Canonization of Saint Therese of Lisieux, the Child of Jesus

Let us resolve

To put away animosity, judgment, and unforgiveness. Instead, let us concentrate on our complete incapacity to love anything or anyone on our own; understanding and accepting only in Jesus the Christ, can we love. The miracle of the incarnation arrests all human thought if we but ponder what is happening here and allow the mystery to overshadow us. Our Christian faith, our Christian churches can live only on the blood of the church: love.

Ours is not a philosophy.

Christianity is no ideology.

Nor is it a series of practices, prayers, and devotions.

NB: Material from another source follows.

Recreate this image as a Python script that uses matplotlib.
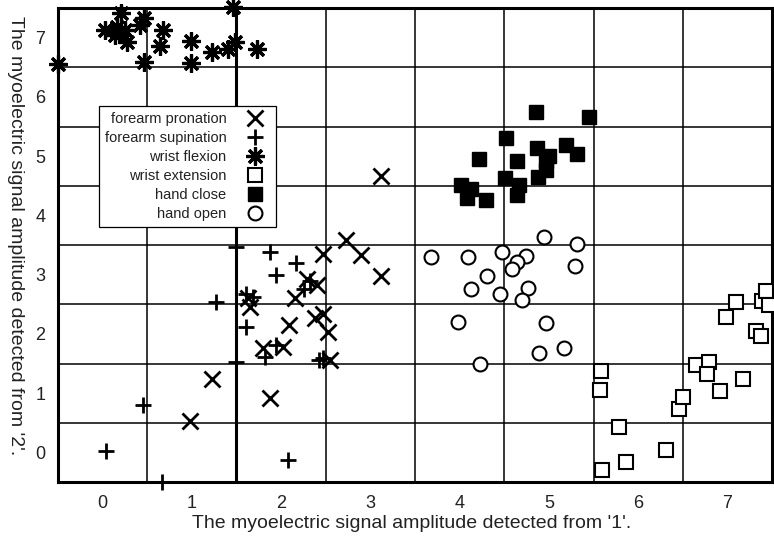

Christianity is Jesus Christ, to whom we hand ourselves over in body, soul, and spirit. As he [Joseph Ratzinger] would explain in Introduction to Christianity, what makes Christianity unique is that “the God of faith is basically defined by the category of relationship” (147). This “corrects philosophy and lets us know that love is higher than pure thought.” It lets us know that God in himself is not thought thinking itself or the ground of sufficient reason, but rather the eternal exchange of love.”

“Being baptized,” explains Ratzinger, “means assuming the name of Christ, means becoming a son with and in him… For it demands that our existence become ‘sonlike’, that we belong so totally to God that we become an ‘attribute’ of God… Baptism means, then, that we lose ourselves as a separate, independent ‘I” and find ourselves again in a new ‘I’. It is the sacrament of death and—by that fact, but also only by that fact—the sacrament of resurrection” (33). Made sons in the Son by Baptism, the believer is granted entry into “Jesus’ relationship with God” (32).

And this returns us again to the fundamental posture of Jesus Christ the Son in relation to the Father: a loving yes. “If being baptized in the name of the triune God means man’s entrance into the Son’s existence,” Ratzinger notes, “we know from what has been said that this demands an existence centred around a prayerful communion with the Father” (32). Or, “[i]f this ‘yes’ of the Lord really penetrates me so that it makes my soul reborn,” he says (as it does in baptism), “then my own ego is saturated with him, is marked by sharing in him: ‘It is no longer I who live, but Christ who lives in me’ (Gal 2:20)” (The Yes of Jesus Christ, 102). It is from this precisely baptismal point of radical transformation and conversion, then, that a perfect eucharistic communion can be attained.

Remembering and Reflecting on Joseph Ratzinger’s Gospel of Love.

Everything that is of the Church is trembling with life. It is we who have the sad ability to stupefy it by not allowing ourselves to wash in all these small gushing streams. It is the blood of Christ that wells up everywhere. Let us not grimace at the vessel that contains it. We have better things to do.